Epson PowerLite Pro Cinema 6030UB
Home Theater Projector Review
November 15, 2013
Manual lens controls. The 6030UB has great placement flexibility thanks to its 2.1:1 zoom lens and H/V lens shift. However, all of the projector's lens adjustments are manually operated rather than powered. This can make it more difficult to initially adjust the projector's focus, since adjustments must be made from the projector itself. When a projector has powered focus, you can make your adjustments while standing near the screen, making it easier to see what you're doing.
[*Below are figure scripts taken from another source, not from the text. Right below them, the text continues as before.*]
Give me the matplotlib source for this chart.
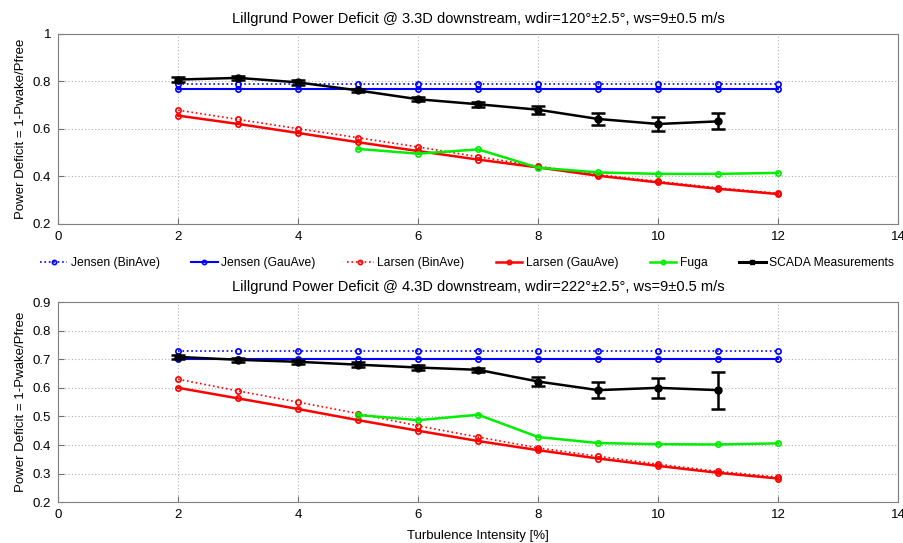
import matplotlib
matplotlib.use("Agg")
import matplotlib.pyplot as plt
from matplotlib.lines import Line2D
import numpy as np

plt.rcParams['font.family'] = ['Liberation Sans', 'DejaVu Sans']

ti = [2, 3, 4, 5, 6, 7, 8, 9, 10, 11, 12]
ti_fuga = [5, 6, 7, 8, 9, 10, 11, 12]
ti_scada = [2, 3, 4, 5, 6, 7, 8, 9, 10, 11]

# Top panel: 3.3D downstream
jensen_bin_top = [0.79] * 11
jensen_gau_top = [0.77] * 11
larsen_bin_top = [0.679, 0.640, 0.601, 0.563, 0.524, 0.483, 0.443, 0.408, 0.379, 0.352, 0.329]
larsen_gau_top = [0.656, 0.621, 0.583, 0.544, 0.507, 0.471, 0.438, 0.403, 0.375, 0.348, 0.326]
fuga_top = [0.516, 0.496, 0.514, 0.437, 0.417, 0.411, 0.411, 0.415]
scada_top = [0.808, 0.815, 0.796, 0.762, 0.725, 0.704, 0.681, 0.642, 0.621, 0.632]
scada_err_top = [0.012, 0.010, 0.009, 0.008, 0.009, 0.011, 0.017, 0.024, 0.030, 0.034]

# Bottom panel: 4.3D downstream
jensen_bin_bot = [0.728] * 11
jensen_gau_bot = [0.70] * 11
larsen_bin_bot = [0.630, 0.589, 0.550, 0.510, 0.467, 0.428, 0.390, 0.361, 0.333, 0.308, 0.288]
larsen_gau_bot = [0.600, 0.563, 0.526, 0.487, 0.450, 0.414, 0.382, 0.353, 0.327, 0.303, 0.283]
fuga_bot = [0.505, 0.487, 0.506, 0.428, 0.407, 0.403, 0.402, 0.406]
scada_bot = [0.708, 0.698, 0.691, 0.681, 0.671, 0.663, 0.622, 0.592, 0.600, 0.592]
scada_err_bot = [0.008, 0.008, 0.008, 0.008, 0.008, 0.008, 0.015, 0.027, 0.034, 0.065]

titles = ["Lillgrund Power Deficit @ 3.3D downstream, wdir=120\u00b0\u00b12.5\u00b0, ws=9\u00b10.5 m/s",
          "Lillgrund Power Deficit @ 4.3D downstream, wdir=222\u00b0\u00b12.5\u00b0, ws=9\u00b10.5 m/s"]
labels = ["Jensen (BinAve)", "Jensen (GauAve)", "Larsen (BinAve)", "Larsen (GauAve)", "Fuga", "SCADA Measurements"]

fig = plt.figure(figsize=(9.04, 5.43), dpi=100)
ax1 = fig.add_axes([0.0645, 0.5875, 0.929, 0.350])
ax2 = fig.add_axes([0.0645, 0.0750, 0.929, 0.3688])

blue = '#0000ff'
red = '#ff0000'
green = '#00ee00'

def draw(ax, jb, jg, lb, lg, fu, sc, se, title, ylim, yticks):
    h = []
    h += ax.plot(ti, jb, ':', color=blue, lw=1.2, marker='o', ms=3.8, mfc='none', mew=1.2)
    h += ax.plot(ti, jg, '-', color=blue, lw=1.5, marker='o', ms=3.8, mfc='none', mew=1.2)
    h += ax.plot(ti, lb, ':', color=red, lw=1.2, marker='o', ms=3.8, mfc='none', mew=1.2)
    h += ax.plot(ti, lg, '-', color=red, lw=1.8, marker='o', ms=3.8, mfc='none', mew=1.2)
    h += ax.plot(ti_fuga, fu, '-', color=green, lw=1.8, marker='o', ms=3.8, mfc='none', mew=1.2)
    ax.errorbar(ti_scada, sc, yerr=se, color='black', lw=1.8, marker='o', ms=5,
                capsize=5, capthick=1.8, elinewidth=1.8)
    h.append(Line2D([], [], color='black', lw=2.2, marker='s', ms=3))
    ax.set_xlim(0, 14)
    ax.set_ylim(*ylim)
    ax.set_xticks(np.arange(0, 15, 2))
    ax.set_yticks(yticks)
    ax.set_yticklabels([('%g' % v) for v in yticks])
    ax.grid(True, linestyle=(0, (1, 2)), color='#b0b0b0', lw=0.8)
    ax.tick_params(direction='in', labelsize=9.5, length=4, color='#707070', pad=5)
    for s in ax.spines.values():
        s.set_color('#7f7f7f')
    ax.set_title(title, fontsize=10.5, pad=8)
    ax.set_ylabel("Power Deficit = 1-Pwake/Pfree", fontsize=9.5, labelpad=4)
    return h

h = draw(ax1, jensen_bin_top, jensen_gau_top, larsen_bin_top, larsen_gau_top, fuga_top,
         scada_top, scada_err_top, titles[0], (0.2, 1.0), [0.2, 0.4, 0.6, 0.8, 1.0])
draw(ax2, jensen_bin_bot, jensen_gau_bot, larsen_bin_bot, larsen_gau_bot, fuga_bot,
     scada_bot, scada_err_bot, titles[1], (0.2, 0.9), [0.2, 0.3, 0.4, 0.5, 0.6, 0.7, 0.8, 0.9])
ax2.set_xlabel("Turbulence Intensity [%]", fontsize=9.5, labelpad=6)

fig.legend(h, labels, loc='center', bbox_to_anchor=(0.517, 0.515), ncol=6, frameon=False,
           fontsize=8.7, handlelength=2.2, handletextpad=0.3, columnspacing=2.6, markerscale=0.8)

fig.savefig("out.png", dpi=100)
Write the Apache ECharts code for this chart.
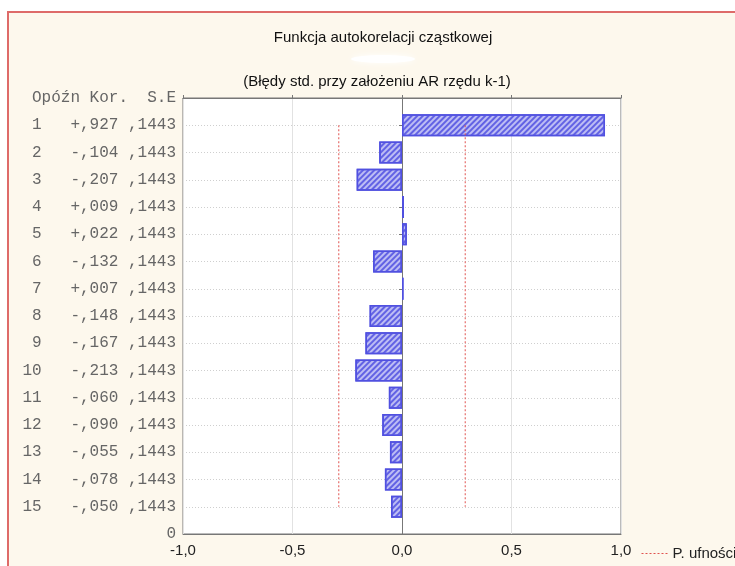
<!DOCTYPE html>
<html>
<head>
<meta charset="utf-8">
<script src="https://cdn.jsdelivr.net/npm/echarts@6/dist/echarts.min.js"></script>
<style>
html,body{margin:0;padding:0;background:#fff;}
#chart{width:735px;height:566px;}
</style>
</head>
<body>
<div id="chart"></div>
<script>
// ---- data ----
const lags = [1,2,3,4,5,6,7,8,9,10,11,12,13,14,15];
const corr = [0.927,-0.104,-0.207,0.009,0.022,-0.132,0.007,-0.148,-0.167,-0.213,-0.060,-0.090,-0.055,-0.078,-0.050];
const stdErr = [0.1443,0.1443,0.1443,0.1443,0.1443,0.1443,0.1443,0.1443,0.1443,0.1443,0.1443,0.1443,0.1443,0.1443,0.1443];
const headerLabel = 'Opóźn Kor.  S.E';
const bottomLabel = '0';
const xTicks = [-1, -0.5, 0, 0.5, 1];
const title = 'Funkcja autokorelacji cząstkowej';
const subtitle = '(Błędy std. przy założeniu AR rzędu k-1)';
const limitName = 'P. ufności';

// ---- build ----
function fmtCorr(v){
  const s = v >= 0 ? '+' : '-';
  return s + ',' + String(Math.round(Math.abs(v)*1000)).padStart(3,'0');
}
function fmtSe(v){
  return ',' + String(Math.round(v*10000));
}
const rowLabels = [headerLabel].concat(
  lags.map((l,i) => String(l).padStart(2,' ') + '   ' + fmtCorr(corr[i]) + ' ' + fmtSe(stdErr[i])),
  [bottomLabel]
);
const cats = rowLabels.map((_,i) => String(i));
const barData = lags.map((l,i) => [corr[i], i+1]);
const lowerLim = lags.map((l,i) => [-2*stdErr[i], i+1]);
const upperLim = lags.map((l,i) => [2*stdErr[i], i+1]);
const rowOnly = (idx) => idx >= 1 && idx <= lags.length;

const chart = echarts.init(document.getElementById('chart'), null, {renderer:'canvas'});
const limitStyle = {color:'#e0524f', width:1, type:[2,2]};
chart.setOption({
  backgroundColor:'#ffffff',
  animation:false,
  aria:{enabled:true, decal:{show:true}},
  graphic:[
    {type:'rect', z:-10, shape:{x:8, y:12, width:800, height:700},
     style:{fill:'#fdf8ed', stroke:'#de6b69', lineWidth:2}},
    {type:'ellipse', z:-5, shape:{cx:383, cy:59, rx:32, ry:4},
     style:{fill:'rgba(255,255,255,0.95)', shadowBlur:6, shadowColor:'#ffffff'}}
  ],
  title:[
    {text:title, left:378, top:25, textAlign:'center',
     textStyle:{fontFamily:'Liberation Sans', fontSize:15, fontWeight:'normal', color:'#111'}},
    {text:subtitle, left:372, top:69, textAlign:'center',
     textStyle:{fontFamily:'Liberation Sans', fontSize:15, fontWeight:'normal', color:'#111'}}
  ],
  legend:{
    data:[limitName], left:636, top:541, itemWidth:26, itemHeight:10, itemGap:9,
    textStyle:{fontFamily:'Liberation Sans', fontSize:15, color:'#222'},
    itemStyle:{opacity:0},
    lineStyle:limitStyle
  },
  grid:{left:183, right:114, top:98, bottom:32, show:true, backgroundColor:'#ffffff', borderColor:'#777', borderWidth:1},
  xAxis:[
    {type:'value', position:'bottom', min:-1, max:1, interval:0.5,
     axisLine:{show:true, lineStyle:{color:'#777'}},
     axisTick:{show:false},
     axisLabel:{margin:9, fontFamily:'Liberation Sans', fontSize:15, color:'#222',
       formatter:(v)=> xTicks.indexOf(v) >= 0 ? v.toFixed(1).replace('.',',') : ''},
     splitLine:{show:true, lineStyle:{color:'#e2e2e2', width:1}}},
    {type:'value', position:'top', min:-1, max:1, interval:0.5,
     axisLine:{show:true, lineStyle:{color:'#777'}},
     axisTick:{show:true, length:3, lineStyle:{color:'#777'}},
     axisLabel:{show:false}, splitLine:{show:false}}
  ],
  yAxis:[
    {type:'category', data:cats, inverse:true, boundaryGap:false, position:'left',
     axisLine:{show:true, lineStyle:{color:'#777'}},
     axisTick:{show:true, length:3, interval:(i)=>rowOnly(i), lineStyle:{color:'#777'}},
     axisLabel:{interval:0, margin:7, fontFamily:'Liberation Mono', fontSize:16, color:'#666',
       formatter:(v, i)=> rowLabels[Number(v)]},
     splitLine:{show:true, interval:(i)=>rowOnly(i), lineStyle:{color:'#cfcfcf', type:[1,2]}}},
    {type:'category', data:cats, inverse:true, boundaryGap:false, position:'right',
     axisLine:{show:true, lineStyle:{color:'#777'}},
     axisTick:{show:true, inside:true, length:3, interval:(i)=>rowOnly(i), lineStyle:{color:'#777'}},
     axisLabel:{show:false}, splitLine:{show:false}}
  ],
  series:[
    {type:'bar', name:'Kor.', data:barData, xAxisIndex:0, yAxisIndex:0, barWidth:22, z:3,
     itemStyle:{color:'#bdbdf4', borderColor:'#5050e0', borderWidth:1.5,
       decal:{symbol:'rect', symbolSize:1, dashArrayX:[1,0], dashArrayY:[1.2,1.6], rotation:-Math.PI/4, color:'#6262e4'}}},
    {type:'line', name:limitName, data:lowerLim, xAxisIndex:0, yAxisIndex:0, symbol:'none', z:5,
     lineStyle:limitStyle, itemStyle:{color:'#e0524f'}},
    {type:'line', name:limitName, data:upperLim, xAxisIndex:0, yAxisIndex:0, symbol:'none', z:5,
     lineStyle:limitStyle, itemStyle:{color:'#e0524f'}}
  ]
});
</script>
</body>
</html>
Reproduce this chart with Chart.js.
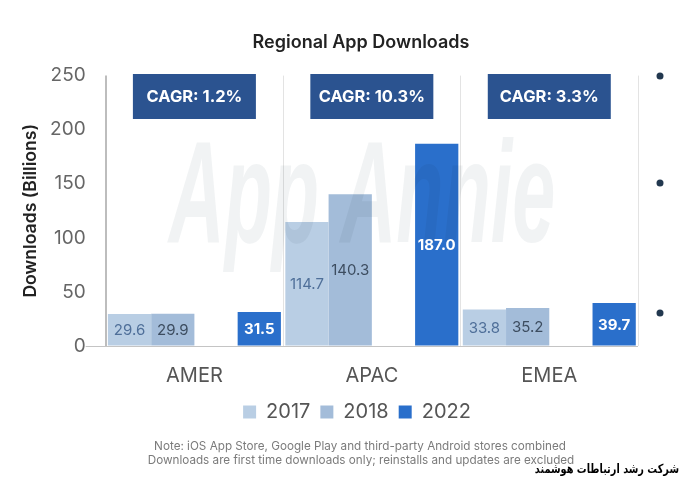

Grayscale adjustments shared. The 6030UB's RGB Gain/Bias adjustments are shared between image modes. In other words, if you adjust grayscale tracking in Cinema mode and then switch to Living Room mode, the RGB Gain/Bias controls will still be set to the values you added in Cinema. If you want to save independent calibrations for each mode, you'll have to use the projector's Memory settings. Luckily, there are ten of them. This restriction does not apply to the RGBCMY gamut controls, which are saved independently for each image preset.
Anamorphic restrictions. There are lots of advantages to using an anamorphic lens with the 6030UB, but using such a lens imposes its own set of restrictions as well. Most anamorphic lenses have a preferred throw distance, typically around sixteen feet, which yields peak image performance. Anamorphic lenses also make it more difficult to take advantage of the projector's impressive zoom lens and throw distance, since projecting an image that is too large for the lens can lead to pincushion or barrel distortion as well as chromatic aberration. In other words, while the Pro Cinema 6030UB can be set up to use an anamorphic lens perfectly, doing so drastically reduces your options for placement and installation. This isn't necessarily a limitation of the projector itself, but we mention it here so that readers considering such a setup are aware of the added requirements.